Ecologically Nothing Ever Really Dies

EcoLogically Nothing Ever Really Dies, Only transformed from one useful form to another...

Monday, March 14, 2011

Trees, climate change and health: Part 2

I subscribe to the notion promoted by Brian Swimme and Thomas Berry in the Book “the universe story” where they state that “The well being of the eco system of the planet is a prior condition for the well being of humans. We cannot have well being on a sick planet, not even with our medical science. So long as we continue to generate more toxins than the planet can absorb and transform, the members of the earth community will become ill”. Planting trees is one of the best ways we can ensure a healthy planet for good human health and well being.
I am an advocate of trees because they work every day for all of us to improve our environment, health and quality of life. Trees fight global warming and climate change while consequently improving the quality of our air, protecting our water and saving energy. Planting trees remains one of the cheapest, most effective means of drawing excess carbon dioxide from the atmosphere.
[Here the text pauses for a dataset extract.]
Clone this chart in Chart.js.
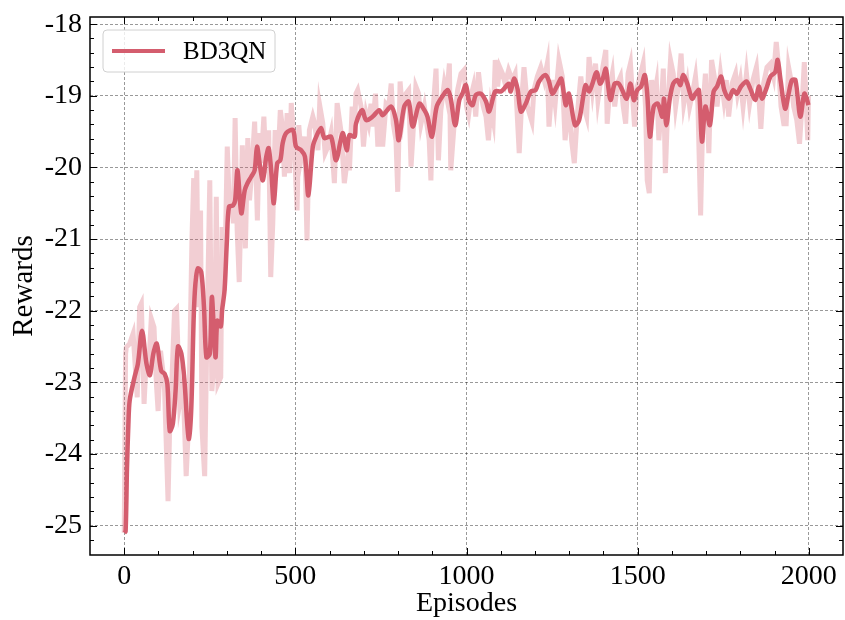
<!DOCTYPE html>
<html>
<head>
<meta charset="utf-8">
<script src="https://cdn.jsdelivr.net/npm/chart.js@4.4.1/dist/chart.umd.min.js"></script>
<style>
  html, body { margin: 0; padding: 0; background: #fff; }
  #box { width: 845px; height: 620px; }
</style>
</head>
<body>
<div id="box"><canvas id="rewardChart" width="845" height="620"></canvas></div>
<script>
// raw episode rewards (light line)
const rawEpisodes = [0, 4, 6, 16, 26, 38, 45, 50, 58, 65, 70, 79, 87, 94, 99, 106, 113, 118, 128, 133, 140, 147, 153, 162, 172, 181, 188, 198, 203, 206, 212, 217, 223, 227, 235, 240, 250, 256, 264, 269, 274, 282, 286, 293, 301, 308, 313, 319, 324, 330, 336, 345, 354, 361, 366, 373, 381, 389, 395, 400, 408, 415, 422, 428, 434, 441, 449, 456, 462, 468, 476, 483, 488, 497, 505, 510, 517, 527, 534, 541, 551, 556, 566, 571, 580, 587, 595, 604, 614, 622, 634, 643, 653,
  658, 666, 673, 677, 682, 692, 699, 707, 714, 721, 726, 734, 741, 747, 755, 765, 773, 780, 786, 794, 799, 806, 814, 823, 831, 838, 845, 852, 860, 867, 877, 884, 891, 896, 901, 911, 918, 925, 935, 942, 950, 954, 964, 974, 984, 993, 1000, 1006, 1013, 1020, 1027, 1035, 1042, 1049, 1057, 1064, 1071, 1078, 1084, 1091, 1097, 1105, 1113, 1123, 1134, 1142, 1154, 1162, 1168, 1178, 1191, 1197, 1207, 1217, 1227, 1236, 1241, 1251, 1259, 1270, 1280, 1288, 1300, 1307, 1315, 1324, 1334, 1343,
  1351, 1358, 1368, 1377, 1384, 1392, 1400, 1407, 1411, 1419, 1426, 1433, 1441, 1450, 1458, 1465, 1472, 1479, 1484, 1491, 1499, 1507, 1516, 1523, 1528, 1534, 1541, 1547, 1555, 1562, 1569, 1575, 1581, 1588, 1596, 1604, 1611, 1620, 1627, 1635, 1645, 1652, 1662, 1669, 1676, 1684, 1691, 1698, 1708, 1716, 1724, 1732, 1742, 1752, 1759, 1766, 1776, 1786, 1792, 1800, 1808, 1818, 1827, 1837, 1847, 1854, 1860, 1868, 1878, 1888, 1897, 1905, 1912, 1919, 1927, 1934, 1941, 1948, 1956, 1965, 1973, 1980, 1987, 1993, 1997, 1999];
const rawRewards = [-25.1, -22.6, -22.51, -22.46, -22.32, -23.21, -21.95, -21.9, -23.3, -22.6, -22.93, -22.11, -22.23, -23.02, -23.4, -22.56, -22.84, -23.12, -24.66, -23.58, -22.88, -22.0, -21.97, -23.3, -23.02, -24.31, -23.58, -20.97, -20.15, -21.53, -20.04, -21.95, -20.6, -23.63, -24.31, -22.79, -20.18, -23.12, -22.65, -20.41, -23.02, -22.93, -20.83, -21.72, -19.71, -20.64, -20.41, -20.78, -19.31, -20.88, -21.6, -19.69, -21.13, -19.59, -20.46, -20.04, -19.36, -20.74, -19.52, -19.94, -19.29, -20.08, -19.48, -21.53, -20.78, -19.48, -19.94, -19.2, -19.43, -20.13, -19.24, -20.08, -19.1, -19.71, -20.6, -19.41, -19.85, -19.57, -21.02, -19.48, -19.29, -19.38, -19.76, -19.13, -19.38, -19.8, -19.71, -19.52, -20.22, -19.1, -19.52, -20.22, -19.85,
  -20.04, -19.15, -19.39, -18.97, -18.92, -19.15, -19.71, -19.25, -19.39, -19.11, -19.43, -18.97, -19.71, -19.2, -19.71, -19.11, -19.15, -18.83, -19.39, -19.62, -20.34, -18.8, -19.29, -18.97, -18.92, -19.99, -19.43, -18.87, -18.97, -19.39, -19.15, -19.39, -19.62, -20.18, -19.29, -18.62, -19.9, -19.2, -18.83, -19.01, -18.55, -20.04, -19.39, -18.92, -18.69, -18.64, -19.15, -19.27, -19.01, -18.87, -19.29, -18.67, -18.97, -19.15, -19.29, -19.62, -19.15, -19.34, -18.5, -18.87, -18.6, -18.69, -18.83, -18.64, -18.78, -18.69, -19.8, -19.01, -18.6, -19.15, -19.36, -18.92, -18.73, -18.6, -18.78, -18.55, -19.43, -18.78, -19.11, -18.5, -18.73, -19.62, -19.06, -19.62, -19.94, -19.25, -18.73, -19.15,
  -19.29, -18.46, -18.92, -18.55, -19.06, -18.78, -18.55, -18.36, -19.39, -18.87, -18.69, -19.15, -18.83, -18.73, -19.15, -19.39, -18.69, -18.55, -18.92, -19.43, -18.87, -18.73, -18.55, -19.15, -20.18, -20.36, -18.78, -19.06, -18.83, -19.62, -19.15, -18.62, -20.08, -19.15, -18.5, -18.69, -19.15, -18.83, -18.41, -19.11, -18.83, -19.15, -18.92, -18.73, -19.11, -20.67, -19.15, -18.69, -19.8, -18.5, -18.73, -19.15, -18.69, -19.06, -18.78, -19.29, -18.83, -18.69, -18.97, -18.78, -19.15, -18.69, -19.11, -18.78, -18.6, -19.01, -19.46, -18.83, -18.6, -18.55, -18.73, -18.25, -18.6, -19.15, -19.39, -19.39, -18.6, -18.78, -19.15, -19.34, -19.67, -19.15, -18.53, -19.15, -19.62, -19.0];

// smoothed rewards (dark line)
const smoothEpisodes = [0, 4, 8, 12, 16, 30, 40, 52, 65, 75, 85, 95, 108, 118, 126, 133, 142, 150, 157, 167, 176, 184, 189, 196, 203, 208, 215, 225, 233, 240, 250, 256, 262, 267, 272, 282, 286, 293, 300, 306, 318, 324, 331, 342, 352, 360, 371, 381, 388, 397, 405, 415, 422, 430, 437, 447, 456, 463, 473, 493, 502, 517, 528, 538, 551, 561, 575, 585, 604, 619, 638, 650, 658,
  673, 677, 695, 707, 726, 745, 755, 780, 794, 802, 818, 831, 843, 862, 877, 886, 899, 913, 932, 945, 954, 967, 979, 988, 998, 1008, 1018, 1027, 1042, 1057, 1066, 1084, 1100, 1110, 1123, 1129, 1139, 1149, 1159, 1173, 1188, 1202, 1212, 1231, 1241, 1251, 1266, 1277, 1290, 1299, 1317, 1329, 1343,
  1348, 1358, 1368, 1380, 1390, 1397, 1407, 1413, 1421, 1433, 1445, 1455, 1468, 1479, 1489, 1499, 1510, 1521, 1528, 1536, 1547, 1559, 1572, 1577, 1584, 1594, 1604, 1616, 1625, 1633, 1645, 1659, 1669, 1679, 1688, 1698, 1711, 1722, 1732, 1744, 1753, 1766, 1779, 1790, 1802, 1818, 1829, 1844, 1854, 1863, 1876, 1888, 1902, 1909, 1917, 1931, 1941, 1951, 1961, 1975, 1987, 1995, 1999];
const smoothRewards = [-25.1, -25.08, -24.2, -23.6, -23.25, -22.93, -22.74, -22.28, -22.74, -22.9, -22.6, -22.46, -22.84, -22.88, -23.02, -23.68, -23.58, -23.12, -22.5, -22.6, -22.98, -23.58, -23.79, -23.35, -22.09, -21.62, -21.41, -21.46, -21.95, -22.65, -22.6, -21.81, -22.28, -22.65, -22.14, -22.22, -21.99, -21.72, -21.02, -20.55, -20.53, -20.46, -20.04, -20.64, -20.32, -20.22, -20.13, -20.04, -19.71, -19.99, -20.18, -19.85, -19.73, -20.08, -20.5, -19.94, -19.9, -19.66, -19.52, -19.48, -19.71, -19.76, -19.85, -20.39, -19.71, -19.57, -19.45, -19.59, -19.57, -19.9, -19.52, -19.76, -19.55,
  -19.57, -19.39, -19.2, -19.34, -19.29, -19.2, -19.27, -19.15, -19.34, -19.62, -19.15, -19.08, -19.43, -19.11, -19.2, -19.29, -19.57, -19.15, -18.99, -18.92, -19.04, -19.41, -19.06, -18.97, -18.85, -19.08, -19.13, -18.99, -18.97, -19.08, -19.22, -18.94, -18.94, -18.9, -18.83, -18.94, -18.76, -18.9, -19.22, -19.11, -18.94, -18.92, -18.8, -18.71, -18.8, -18.97, -18.85, -18.76, -19.13, -18.97, -19.41, -19.34, -18.95,
  -18.85, -18.94, -18.83, -18.67, -18.83, -18.78, -18.62, -18.83, -19.06, -18.83, -18.83, -18.92, -19.04, -18.83, -19.06, -18.92, -18.87, -18.71, -18.97, -19.57, -19.15, -19.11, -19.29, -19.04, -19.41, -19.04, -18.83, -18.78, -18.85, -18.71, -18.83, -19.04, -18.97, -18.92, -19.64, -19.15, -19.41, -18.94, -18.87, -18.73, -18.92, -19.04, -18.92, -18.97, -18.87, -18.8, -18.9, -19.06, -18.87, -19.04, -18.9, -18.73, -18.67, -18.5, -18.76, -19.18, -18.97, -18.78, -18.78, -19.29, -18.97, -19.06, -19.13];

const xMajor = [0, 500, 1000, 1500, 2000];
const yMajor = [-25, -24, -23, -22, -21, -20, -19, -18];
const seriesName = 'BD3QN';

const lineColor = 'rgb(212, 93, 110)';
const serif = '"Liberation Serif", "Times New Roman", serif';

function toPoints(xs, ys) {
    return xs.map((x, i) => ({ x: x, y: ys[i] }));
}

// рамка, внутренние деления и легенда
const framePlugin = {
    id: 'frame',
    afterDraw(chart) {
        const c = chart.ctx;
        const a = chart.chartArea;
        const sx = chart.scales.x, sy = chart.scales.y;
        c.save();
        c.strokeStyle = '#000';
        c.lineWidth = 1;
        c.beginPath();
        for (let v = -100; v <= 2100; v += 100) {
            const px = Math.round(sx.getPixelForValue(v)) + 0.5;
            if (px < a.left + 1 || px > a.right - 1) continue;
            const len = v % 500 === 0 ? 7 : 4;
            c.moveTo(px, a.bottom); c.lineTo(px, a.bottom - len);
            c.moveTo(px, a.top); c.lineTo(px, a.top + len);
        }
        for (let k = -128; k <= -89; k++) {
            const v = k / 5;
            const py = Math.round(sy.getPixelForValue(v)) + 0.5;
            if (py < a.top + 1 || py > a.bottom - 1) continue;
            const len = k % 5 === 0 ? 7 : 4;
            c.moveTo(a.left, py); c.lineTo(a.left + len, py);
            c.moveTo(a.right, py); c.lineTo(a.right - len, py);
        }
        c.stroke();
        c.lineWidth = 1.5;
        c.strokeRect(a.left, a.top, a.right - a.left, a.bottom - a.top);

        // legend box
        const lx = a.left + 13, ly = a.top + 13, lw = 172, lh = 42;
        c.fillStyle = 'rgba(255,255,255,0.8)';
        c.strokeStyle = '#d0d0d0';
        c.lineWidth = 1;
        c.beginPath();
        c.roundRect(lx, ly, lw, lh, 4);
        c.fill();
        c.stroke();
        c.strokeStyle = lineColor;
        c.lineWidth = 4;
        c.beginPath();
        c.moveTo(lx + 9, ly + 21);
        c.lineTo(lx + 62, ly + 21);
        c.stroke();
        c.fillStyle = '#000';
        c.font = '25px ' + serif;
        c.textAlign = 'left';
        c.textBaseline = 'middle';
        c.fillText(seriesName, lx + 80, ly + 22);
        c.restore();
    }
};

function zeroPadding(s) {
    s.paddingTop = 0; s.paddingBottom = 0;
    s.paddingLeft = 0; s.paddingRight = 0;
}

const ctx = document.getElementById('rewardChart').getContext('2d');
const chart = new Chart(ctx, {
    type: 'line',
    data: {
        datasets: [{
            label: seriesName,
            data: toPoints(smoothEpisodes, smoothRewards),
            borderColor: lineColor,
            borderWidth: 4.5,
            pointRadius: 0,
            tension: 0.3,
            order: 1
        }, {
            label: seriesName + ' raw',
            data: toPoints(rawEpisodes, rawRewards),
            borderColor: 'rgba(212, 93, 110, 0.3)',
            borderWidth: 5,
            pointRadius: 0,
            order: 2
        }]
    },
    options: {
        responsive: false,
        animation: false,
        devicePixelRatio: 1,
        layout: { padding: { top: 17, right: 2, left: 0, bottom: 0 } },
        plugins: {
            legend: { display: false },
            tooltip: { enabled: false }
        },
        scales: {
            x: {
                type: 'linear',
                min: -100,
                max: 2100,
                afterFit: s => { s.height = 65; zeroPadding(s); },
                afterBuildTicks: s => { s.ticks = xMajor.map(v => ({ value: v })); },
                grid: { color: 'rgba(0,0,0,0.5)', lineWidth: 0.8, drawTicks: false },
                border: { display: false, dash: [3, 2] },
                ticks: {
                    color: '#000',
                    padding: 5,
                    maxRotation: 0,
                    callback: v => String(v),
                    font: { family: serif, size: 28 }
                },
                title: {
                    display: true,
                    text: 'Episodes',
                    color: '#000',
                    padding: { top: -3, bottom: 0 },
                    font: { family: serif, size: 28 }
                }
            },
            y: {
                type: 'linear',
                min: -25.41,
                max: -17.9,
                afterFit: s => { s.width = 90; zeroPadding(s); },
                afterBuildTicks: s => { s.ticks = yMajor.map(v => ({ value: v })); },
                grid: { color: 'rgba(0,0,0,0.5)', lineWidth: 0.8, drawTicks: false },
                border: { display: false, dash: [3, 2] },
                ticks: {
                    color: '#000',
                    padding: 8,
                    callback: v => String(v),
                    font: { family: serif, size: 28 }
                },
                title: {
                    display: true,
                    text: 'Rewards',
                    color: '#000',
                    padding: { top: 7, bottom: 0 },
                    font: { family: serif, size: 29 }
                }
            }
        }
    },
    plugins: [framePlugin]
});
</script>
</body>
</html>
Since excessive carbon dioxide emissions into the atmosphere are the leading cause of human induced climate change, trees become an important tool for mitigating and curbing climate change.  A single mature tree can absorb carbon dioxide at a rate of 21.6 Kgs/year and release enough oxygen back into the atmosphere to support 2 human beings.
In light of high temperatures resulting from global warming, trees have the ability to regulate local temperatures by transpiring water into the lower atmosphere and shading surfaces. By so doing, trees help to reduce the intensity of heat waves thereby reducing the effects of heat waves on the elderly and people with respiratory and cardiovascular disorders. The temperature regulation ability of trees helps reduce the demand on air conditioning in homes and offices thereby reducing pressure on fossil fuel burning for energy. This can be very helpful in Zimbabwe where energy shortages are acute and a significant percentage of our energy comes from coal.
Trees are a possible solution to the pressure exerted by climate change on water availability and quality and therefore health. Trees reduce topsoil erosion thereby preventing harmful land pollutants contained in the soil from getting into wells and open water sources. They use nutrients like nitrogen, phosphorus, and potassium which are by-products of urban living which can pollute water sources. Trees slow down water run-off thus ensuring that water sinks into the ground and our groundwater supplies are continually replenished. This ensures that communities have reliable water supply thereby reducing the risk of hygiene related diseases. The ability of trees to assist water to seep in the ground also helps to avoid the formation of stagnant pools. The incidence of water borne diseases and malaria are thus curbed.
Trees remove gaseous pollutants which contribute to climate change and poor health by absorbing them with normal air components. These gases include sulphur dioxide, ozone and nitrous oxide. Planting trees improves air quality in so doing reducing the risk of exacerbations of respiratory diseases. Trees also have therapeutic value. Planting trees can act as a remedy against the shortcomings of modern life in a world separated from nature. Research has shown that planting trees in different locations creates green spaces which are of value in alleviating stress and depression related to urban living.
For the benefit of our planet and our health, let us all plant trees wherever and whenever we can. It doesn’t cost much but our combined efforts will have a positive domino-effect which will echo for generations to come.